New simulation technology is one response – simplifying the regression by reducing the number of scenarios.[iii]
But compute power is another part of the challenge. And not just to calculate the endless scenarios. As more and more data becomes electronic and accessible in digital form so the number of inputs into a scenario can also grow substantially. In analyzing the risks in any position we can not only reply on the huge amount of market information, we can tap social data as well.
Back in the days of open outcry traders in one pit could sense the buzz of markets by listening to the roar in other pits. With electronic trading that intelligence disappeared. To some extent it has replaced by 24X7 news feeds but tweets, blogs and internet activity can provide a ton of extra intelligence anticipating potentials movements in CDS spreads and CVA positions.
The pressure to deliver CVA calculations to tougher regulatory standards brings together two monolithic challenges that plague financial services today – the challenge of Big Data – and the need to access massive compute power at a moment’s notice.

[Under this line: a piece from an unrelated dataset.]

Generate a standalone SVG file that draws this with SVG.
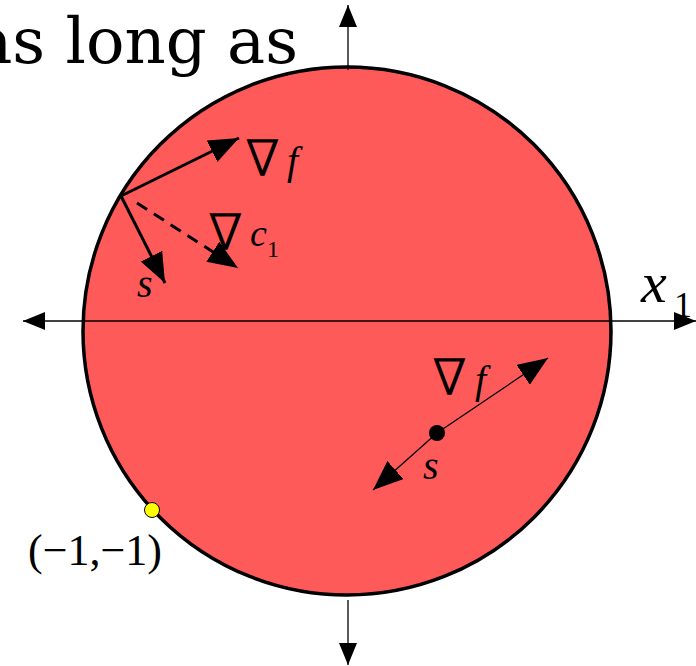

The cloud is an obvious solution. It is in the one place where you can access compute power at the touch of a button. But while some firms are rushing to embrace it, others remain anxious about it. They worry about its security, in particular putting customer data beyond their firewalls. Bursting to the cloud avoids this risk keeping data on premises while accessing almost unlimited computing power at a fraction of the cost of in-house systems.

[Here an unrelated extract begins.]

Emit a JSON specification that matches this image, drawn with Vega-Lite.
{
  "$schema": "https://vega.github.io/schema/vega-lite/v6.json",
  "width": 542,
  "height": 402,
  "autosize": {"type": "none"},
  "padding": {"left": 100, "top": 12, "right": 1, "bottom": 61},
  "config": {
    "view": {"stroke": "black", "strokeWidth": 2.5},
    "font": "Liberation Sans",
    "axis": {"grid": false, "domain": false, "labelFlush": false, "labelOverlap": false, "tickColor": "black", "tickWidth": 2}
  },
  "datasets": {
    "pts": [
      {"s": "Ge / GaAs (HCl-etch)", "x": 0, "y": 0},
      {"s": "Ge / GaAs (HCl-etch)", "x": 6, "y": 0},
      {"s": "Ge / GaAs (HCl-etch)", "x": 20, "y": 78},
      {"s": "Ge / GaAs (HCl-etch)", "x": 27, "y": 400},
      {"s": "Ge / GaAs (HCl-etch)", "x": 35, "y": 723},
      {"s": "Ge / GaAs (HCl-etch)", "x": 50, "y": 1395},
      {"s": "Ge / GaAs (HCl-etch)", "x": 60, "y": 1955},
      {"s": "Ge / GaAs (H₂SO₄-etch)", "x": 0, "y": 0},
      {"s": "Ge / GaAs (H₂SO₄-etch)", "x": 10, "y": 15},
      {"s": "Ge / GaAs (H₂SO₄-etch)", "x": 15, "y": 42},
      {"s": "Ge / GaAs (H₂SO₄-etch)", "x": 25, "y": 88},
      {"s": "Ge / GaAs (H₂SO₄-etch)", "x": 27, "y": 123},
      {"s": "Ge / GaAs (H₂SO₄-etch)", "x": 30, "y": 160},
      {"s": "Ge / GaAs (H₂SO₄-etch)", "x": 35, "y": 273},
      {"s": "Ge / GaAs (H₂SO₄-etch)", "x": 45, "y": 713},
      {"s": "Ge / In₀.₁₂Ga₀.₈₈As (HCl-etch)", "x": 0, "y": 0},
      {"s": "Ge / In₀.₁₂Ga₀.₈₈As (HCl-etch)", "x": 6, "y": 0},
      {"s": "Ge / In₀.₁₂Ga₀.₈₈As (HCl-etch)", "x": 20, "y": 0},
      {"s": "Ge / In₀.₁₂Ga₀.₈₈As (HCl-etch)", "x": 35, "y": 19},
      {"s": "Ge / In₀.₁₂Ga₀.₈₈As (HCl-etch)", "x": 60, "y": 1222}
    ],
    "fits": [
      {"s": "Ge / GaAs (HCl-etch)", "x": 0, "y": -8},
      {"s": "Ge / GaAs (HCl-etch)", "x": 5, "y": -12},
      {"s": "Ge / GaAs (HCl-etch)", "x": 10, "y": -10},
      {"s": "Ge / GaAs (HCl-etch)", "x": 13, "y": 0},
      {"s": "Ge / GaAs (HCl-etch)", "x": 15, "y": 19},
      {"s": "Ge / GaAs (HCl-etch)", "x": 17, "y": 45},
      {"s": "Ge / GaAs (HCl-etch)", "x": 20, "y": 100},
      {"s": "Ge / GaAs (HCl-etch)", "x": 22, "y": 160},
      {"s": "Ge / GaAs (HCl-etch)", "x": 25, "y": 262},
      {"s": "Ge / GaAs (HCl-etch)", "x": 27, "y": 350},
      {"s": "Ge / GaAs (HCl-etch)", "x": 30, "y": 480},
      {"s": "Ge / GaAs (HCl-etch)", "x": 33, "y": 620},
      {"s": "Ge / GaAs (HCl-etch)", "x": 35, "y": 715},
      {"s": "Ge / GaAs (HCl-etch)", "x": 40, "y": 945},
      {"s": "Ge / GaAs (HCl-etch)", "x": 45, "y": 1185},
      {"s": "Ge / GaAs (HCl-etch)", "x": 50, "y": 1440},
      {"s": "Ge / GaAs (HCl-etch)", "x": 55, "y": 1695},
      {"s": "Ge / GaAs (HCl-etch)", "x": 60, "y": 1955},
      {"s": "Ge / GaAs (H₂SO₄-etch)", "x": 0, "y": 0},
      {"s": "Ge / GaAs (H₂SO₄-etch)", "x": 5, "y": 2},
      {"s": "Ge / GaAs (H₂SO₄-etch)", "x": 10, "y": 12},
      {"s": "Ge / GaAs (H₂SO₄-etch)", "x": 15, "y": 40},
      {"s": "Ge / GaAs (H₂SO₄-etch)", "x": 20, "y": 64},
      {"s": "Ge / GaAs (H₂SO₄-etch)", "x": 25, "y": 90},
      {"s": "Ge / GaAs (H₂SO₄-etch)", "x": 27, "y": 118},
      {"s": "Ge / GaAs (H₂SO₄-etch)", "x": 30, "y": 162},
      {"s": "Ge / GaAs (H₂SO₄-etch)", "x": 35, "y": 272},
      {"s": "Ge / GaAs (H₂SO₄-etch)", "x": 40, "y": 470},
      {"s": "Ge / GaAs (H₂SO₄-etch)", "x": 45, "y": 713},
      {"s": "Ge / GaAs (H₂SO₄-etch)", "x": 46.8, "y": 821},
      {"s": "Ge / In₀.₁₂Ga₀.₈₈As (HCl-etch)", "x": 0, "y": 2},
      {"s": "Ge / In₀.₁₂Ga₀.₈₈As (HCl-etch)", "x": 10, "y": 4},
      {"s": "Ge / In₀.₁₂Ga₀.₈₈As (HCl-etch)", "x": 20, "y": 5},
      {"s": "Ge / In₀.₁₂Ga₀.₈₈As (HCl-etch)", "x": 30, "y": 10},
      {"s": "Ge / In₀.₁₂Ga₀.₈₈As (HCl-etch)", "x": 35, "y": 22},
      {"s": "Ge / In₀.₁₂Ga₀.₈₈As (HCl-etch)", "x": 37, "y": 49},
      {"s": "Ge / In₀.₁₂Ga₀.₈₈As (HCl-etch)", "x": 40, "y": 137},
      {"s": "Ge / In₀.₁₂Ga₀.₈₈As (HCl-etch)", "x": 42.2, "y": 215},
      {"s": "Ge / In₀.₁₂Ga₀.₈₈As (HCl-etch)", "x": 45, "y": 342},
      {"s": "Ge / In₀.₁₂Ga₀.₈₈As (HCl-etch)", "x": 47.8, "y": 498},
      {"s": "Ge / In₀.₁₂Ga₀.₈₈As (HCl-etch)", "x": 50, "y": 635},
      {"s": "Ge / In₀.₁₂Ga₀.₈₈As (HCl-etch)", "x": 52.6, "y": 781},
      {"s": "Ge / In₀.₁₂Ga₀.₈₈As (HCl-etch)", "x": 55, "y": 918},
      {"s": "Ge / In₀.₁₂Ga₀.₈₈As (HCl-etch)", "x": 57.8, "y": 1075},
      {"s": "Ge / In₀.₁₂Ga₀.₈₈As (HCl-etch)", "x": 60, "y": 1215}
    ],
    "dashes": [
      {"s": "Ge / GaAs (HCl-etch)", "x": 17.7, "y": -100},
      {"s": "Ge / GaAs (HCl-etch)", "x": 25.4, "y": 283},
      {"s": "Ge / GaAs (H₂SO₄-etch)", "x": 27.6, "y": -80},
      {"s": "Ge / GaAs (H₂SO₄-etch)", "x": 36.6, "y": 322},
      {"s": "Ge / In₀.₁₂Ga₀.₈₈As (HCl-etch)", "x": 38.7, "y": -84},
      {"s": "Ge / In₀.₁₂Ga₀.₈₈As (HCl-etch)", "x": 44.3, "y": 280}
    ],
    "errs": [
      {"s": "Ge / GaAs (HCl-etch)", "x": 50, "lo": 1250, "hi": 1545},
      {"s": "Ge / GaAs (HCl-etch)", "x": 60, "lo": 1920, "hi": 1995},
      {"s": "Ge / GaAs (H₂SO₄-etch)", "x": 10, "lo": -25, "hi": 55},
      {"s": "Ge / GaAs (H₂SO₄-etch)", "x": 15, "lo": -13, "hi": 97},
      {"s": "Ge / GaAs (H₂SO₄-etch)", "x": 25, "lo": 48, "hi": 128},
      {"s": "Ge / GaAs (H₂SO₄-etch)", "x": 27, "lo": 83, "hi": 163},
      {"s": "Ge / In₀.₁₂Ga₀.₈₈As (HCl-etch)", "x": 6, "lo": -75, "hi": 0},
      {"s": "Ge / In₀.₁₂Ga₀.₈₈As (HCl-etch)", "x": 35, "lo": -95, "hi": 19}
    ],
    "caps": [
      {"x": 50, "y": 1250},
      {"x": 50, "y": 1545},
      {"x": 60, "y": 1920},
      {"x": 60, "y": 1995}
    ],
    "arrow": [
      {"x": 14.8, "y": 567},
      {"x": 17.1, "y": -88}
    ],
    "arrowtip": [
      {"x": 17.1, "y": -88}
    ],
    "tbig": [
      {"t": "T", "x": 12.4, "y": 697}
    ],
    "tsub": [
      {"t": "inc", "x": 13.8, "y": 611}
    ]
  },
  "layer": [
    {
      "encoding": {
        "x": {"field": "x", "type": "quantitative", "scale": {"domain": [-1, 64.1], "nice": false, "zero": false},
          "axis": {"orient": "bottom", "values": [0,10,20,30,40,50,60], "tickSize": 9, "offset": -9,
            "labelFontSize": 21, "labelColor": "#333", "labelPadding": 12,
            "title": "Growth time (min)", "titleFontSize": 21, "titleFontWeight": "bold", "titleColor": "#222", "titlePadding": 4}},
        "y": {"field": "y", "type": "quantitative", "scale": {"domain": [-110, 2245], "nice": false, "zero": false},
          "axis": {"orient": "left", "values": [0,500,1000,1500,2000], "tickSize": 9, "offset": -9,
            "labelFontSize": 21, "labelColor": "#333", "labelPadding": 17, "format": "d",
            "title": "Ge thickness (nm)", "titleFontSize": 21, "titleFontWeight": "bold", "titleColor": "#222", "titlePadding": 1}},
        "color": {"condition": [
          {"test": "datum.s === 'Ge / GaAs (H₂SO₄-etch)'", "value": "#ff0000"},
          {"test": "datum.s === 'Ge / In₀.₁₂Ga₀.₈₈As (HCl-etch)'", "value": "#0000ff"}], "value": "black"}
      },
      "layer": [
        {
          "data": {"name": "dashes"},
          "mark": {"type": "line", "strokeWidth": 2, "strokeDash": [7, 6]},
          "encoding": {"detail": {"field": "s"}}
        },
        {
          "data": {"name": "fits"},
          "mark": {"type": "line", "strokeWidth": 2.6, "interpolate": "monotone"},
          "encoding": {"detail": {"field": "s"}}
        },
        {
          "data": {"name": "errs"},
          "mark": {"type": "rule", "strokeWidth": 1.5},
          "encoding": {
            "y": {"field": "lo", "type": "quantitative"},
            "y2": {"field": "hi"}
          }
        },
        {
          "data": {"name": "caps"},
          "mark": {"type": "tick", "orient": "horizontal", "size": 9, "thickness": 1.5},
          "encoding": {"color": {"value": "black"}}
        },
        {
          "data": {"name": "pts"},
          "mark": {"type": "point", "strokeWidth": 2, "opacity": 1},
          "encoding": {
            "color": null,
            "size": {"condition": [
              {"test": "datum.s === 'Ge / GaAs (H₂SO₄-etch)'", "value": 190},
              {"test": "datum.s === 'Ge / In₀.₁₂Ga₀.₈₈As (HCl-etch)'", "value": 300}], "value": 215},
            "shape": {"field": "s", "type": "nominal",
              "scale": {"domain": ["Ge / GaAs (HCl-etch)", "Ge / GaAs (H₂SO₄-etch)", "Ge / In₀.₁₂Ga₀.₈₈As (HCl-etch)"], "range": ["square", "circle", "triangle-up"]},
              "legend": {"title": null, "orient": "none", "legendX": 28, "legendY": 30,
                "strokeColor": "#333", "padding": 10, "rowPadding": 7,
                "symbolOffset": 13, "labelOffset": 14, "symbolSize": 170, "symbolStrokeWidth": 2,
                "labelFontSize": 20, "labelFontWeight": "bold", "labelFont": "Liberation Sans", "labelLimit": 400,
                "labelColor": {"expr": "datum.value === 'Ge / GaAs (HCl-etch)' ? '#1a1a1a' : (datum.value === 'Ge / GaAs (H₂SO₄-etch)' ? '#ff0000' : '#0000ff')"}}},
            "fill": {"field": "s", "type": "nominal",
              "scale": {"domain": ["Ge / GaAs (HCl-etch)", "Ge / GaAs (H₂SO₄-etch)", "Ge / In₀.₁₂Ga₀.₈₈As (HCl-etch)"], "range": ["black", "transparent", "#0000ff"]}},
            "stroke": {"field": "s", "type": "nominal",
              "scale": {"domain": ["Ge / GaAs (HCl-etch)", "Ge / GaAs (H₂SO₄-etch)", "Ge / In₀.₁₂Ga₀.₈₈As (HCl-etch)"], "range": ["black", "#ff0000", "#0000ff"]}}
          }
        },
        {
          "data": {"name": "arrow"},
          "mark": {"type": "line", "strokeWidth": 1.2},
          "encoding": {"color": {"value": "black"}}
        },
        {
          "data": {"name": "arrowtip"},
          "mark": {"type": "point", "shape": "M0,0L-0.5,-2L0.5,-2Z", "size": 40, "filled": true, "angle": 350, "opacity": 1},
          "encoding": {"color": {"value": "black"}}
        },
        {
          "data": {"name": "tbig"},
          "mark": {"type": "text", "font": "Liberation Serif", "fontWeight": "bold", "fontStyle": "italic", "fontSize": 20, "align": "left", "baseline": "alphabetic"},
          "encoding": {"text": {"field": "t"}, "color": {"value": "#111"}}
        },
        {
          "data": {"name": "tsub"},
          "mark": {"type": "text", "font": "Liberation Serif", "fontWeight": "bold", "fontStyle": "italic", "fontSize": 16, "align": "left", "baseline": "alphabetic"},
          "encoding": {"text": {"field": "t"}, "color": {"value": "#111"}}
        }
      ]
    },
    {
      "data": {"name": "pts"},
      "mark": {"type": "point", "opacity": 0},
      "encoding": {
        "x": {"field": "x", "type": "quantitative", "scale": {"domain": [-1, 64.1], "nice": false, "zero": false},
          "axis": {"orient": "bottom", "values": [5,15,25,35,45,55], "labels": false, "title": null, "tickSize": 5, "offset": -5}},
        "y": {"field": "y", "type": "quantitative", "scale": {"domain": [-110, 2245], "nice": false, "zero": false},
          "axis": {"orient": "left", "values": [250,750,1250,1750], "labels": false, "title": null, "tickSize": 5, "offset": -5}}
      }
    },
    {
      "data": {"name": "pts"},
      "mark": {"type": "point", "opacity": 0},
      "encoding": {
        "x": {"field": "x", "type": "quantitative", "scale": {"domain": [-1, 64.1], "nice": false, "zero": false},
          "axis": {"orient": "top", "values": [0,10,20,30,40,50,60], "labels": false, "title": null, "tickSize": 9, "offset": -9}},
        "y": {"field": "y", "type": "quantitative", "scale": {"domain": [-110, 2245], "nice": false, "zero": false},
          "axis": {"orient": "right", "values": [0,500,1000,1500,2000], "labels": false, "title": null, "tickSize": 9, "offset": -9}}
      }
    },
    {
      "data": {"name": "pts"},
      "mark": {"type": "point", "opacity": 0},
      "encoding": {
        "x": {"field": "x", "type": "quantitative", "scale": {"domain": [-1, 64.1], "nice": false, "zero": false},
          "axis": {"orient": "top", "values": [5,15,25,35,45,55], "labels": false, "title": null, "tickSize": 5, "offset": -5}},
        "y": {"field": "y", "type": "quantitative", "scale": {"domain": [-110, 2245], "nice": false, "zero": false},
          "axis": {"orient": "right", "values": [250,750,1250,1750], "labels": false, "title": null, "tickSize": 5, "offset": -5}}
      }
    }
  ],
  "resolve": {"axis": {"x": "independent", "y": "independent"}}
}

Most firms will prefer a portfolio of technology solutions – massive parallel process (MPP) allowing many servers to come together on a single problem; Hadoop to tackle the challenges of Big Data; and a range of cloud solutions – private (on premises), hybrid and public cloud provide a range of options for almost every market situation. The back office of the future has to be able to spin on a dime.
On April 10th JP Morgan Chase, Numerix and Microsoft came together at the Harvard Club to share their perspectives these challenging topics with a number of industry practitioners. [iv]The good news is that most of the tools we need are readily at our disposal.
The challenges, as always, comes in implementing them and that means a true commitment to the analytical enterprise, not just within one line of business, but across the enterprise as well.
[i] Optimal Funding Strategies For Counterparty Credit Risk Liabilities
CLAUDIO ALBANESE, GIACOMO PIETRONERO, AND STEVE WHITE
[ii] CCR – counterparty credit risk, EPE – expected positive exposure; EDE – expected negative exposure; DVA – debit value adjustment
[iii] American Monte Carlo developed by Numerix is one example.